I'm currently reading The Last Man by Jean-Baptiste Cousin de Grainville. Considered an "ur-text", the back of the book (which was originally published in 1805, in French, by the Frenchies) informs me that this book was "the first end -of-the-world story in future fiction" and is "essential reading for anyone interested in the roots of science fiction". I'm only forty pages in, and it's slow going due to the old-school "let's have our characters only speak in long paragraph form" approach to dialogue. Overall, though, it's pretty interesting. Adam, from Adam and Eve fame, has been chained to the mouth of hell for all eternity, doomed to watch the bad humans march before him and suffer, and is released only to help bring on the end of the world, eons later (after the moon, among other minor trifles like England, has been destroyed).
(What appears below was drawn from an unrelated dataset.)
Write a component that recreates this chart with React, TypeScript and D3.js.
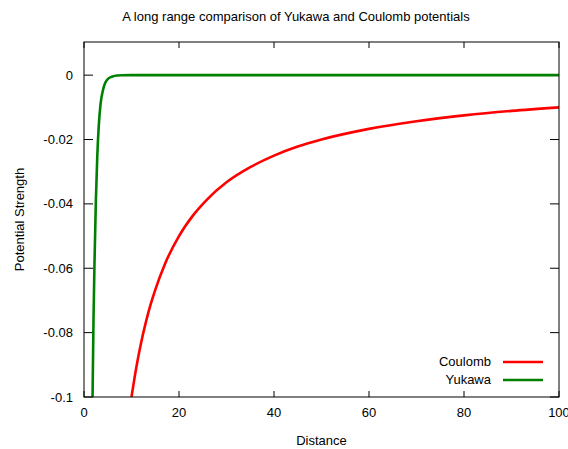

Poor Adam, can't the father of humanity catch a break?

The cover of my edition of The Last Man has a woodcut from the artist Gustave Dore. His work is as interesting as the book itself. Here are a few more prints:

Crusaders On the Nile
Scene from The Inferno
Lucifer Paradise Lost

3 comments:

Clurg said...

I guess you, Kelly, and I have a common and crazy interest in the whole utopia/last-man-on-earth thing.

Dore is amazing. Dore, Durer, and Bosch probably rotted my eight-year-old "I likes ta draw" brain.

I still love each of those artists.

Have you read I Am Legend and seen Last Man on Earth, the best film version of the book with Vincent Price?

Happy Apocalypsin'!

David Oppegaard said...

I've read I AM LEGEND, but I haven't seen that version of LAST MAN. I'll check it out; thanks, Clurg!

David Oppegaard said...

I finished the book. It was sort of stupid.